Jeffrey Mirel and Simona Goldin's recent article in The Atlantic titled "Alone in the Classroom" initially struck a chord with me, particularly when they said, "A recent study by Scholastic and the Gates Foundation found that teachers spend only about 3 percent of their teaching day collaborating with colleagues. The majority of American teachers plan, teach, and examine their practice alone." But then Mirel and Goldin blew it by saying:

So what would it take structurally to enable teachers to work collaboratively for improved learning outcomes?

Perhaps the most important change is in school curricula. One of the key differences between public education in the U.S. and elsewhere is the lack of a common curriculum. In other countries common curricula unite the work of teachers, school leaders, teacher educators, students, and parents. With a common curriculum there is agreement about what students are expected to learn, what teachers are to teach, what teacher educators are to instill in potential teachers, and what tests of student learning should measure.

A common curriculum for the nearly 100,000 K-12 schools in the U.S. could be a major step towards productive teacher collaboration.

No—a common curriculum won't improve teaching, and the things that will don't need a common curriculum.
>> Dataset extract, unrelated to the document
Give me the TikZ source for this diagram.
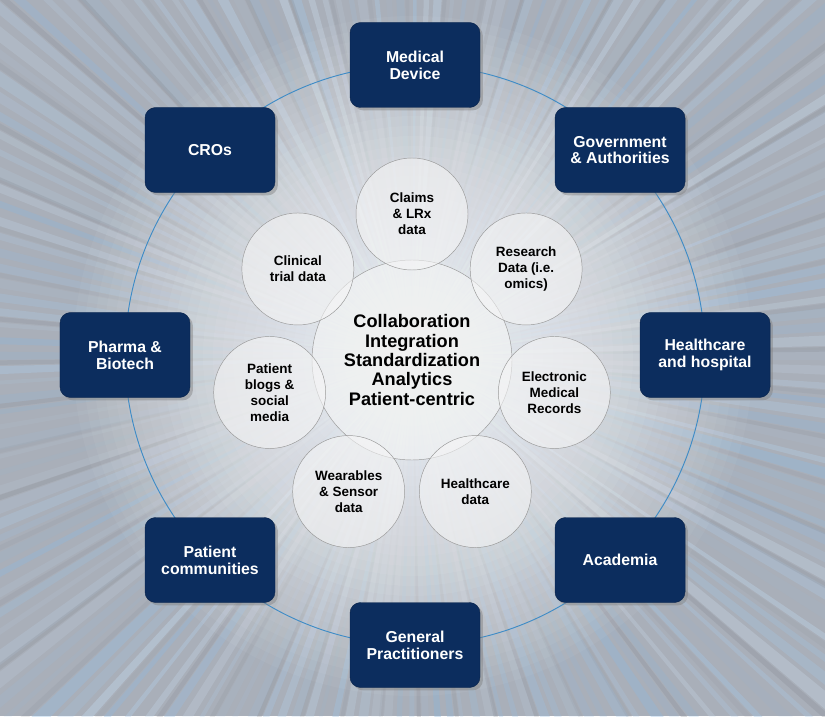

To understand why, have a look at another article in The Atlantic from last December titled, "What Americans Keep Ignoring About Finland's School Success", which is based in part on Pasi Sahlberg's book Finnish Lessons. Sahlberg and others believe that the key to Finland's success are (a) the fact that teachers are respected as professionals in a way they no longer are in North America, and (b) the fact that when they say, "No child will be left behind," they actually mean it:

It is possible to create equality. And perhaps even more important—as a challenge to the American way of thinking about education reform—Finland's experience shows that it is possible to achieve excellence by focusing not on competition, but on cooperation, and not on choice, but on equity.

The problem facing education in America isn't the ethnic diversity of the population but the economic inequality of society, and this is precisely the problem that Finnish education reform addressed. More equity at home might just be what America needs to be more competitive abroad.

The question of how much commonality in the curriculum should be enforced vs. how much freedom instructors should have to adapt to local needs is clearly relevant to Software Carpentry, particularly when we start thinking about standards for responsible conduct of computational research. More important, I think, are the questions of professionalism and equity: how do we develop a cadre of instructors who know what to teach, and how to teach it, and how do we level the computational playing field so that everyone doing research has a fair shot at acquiring and using these skills?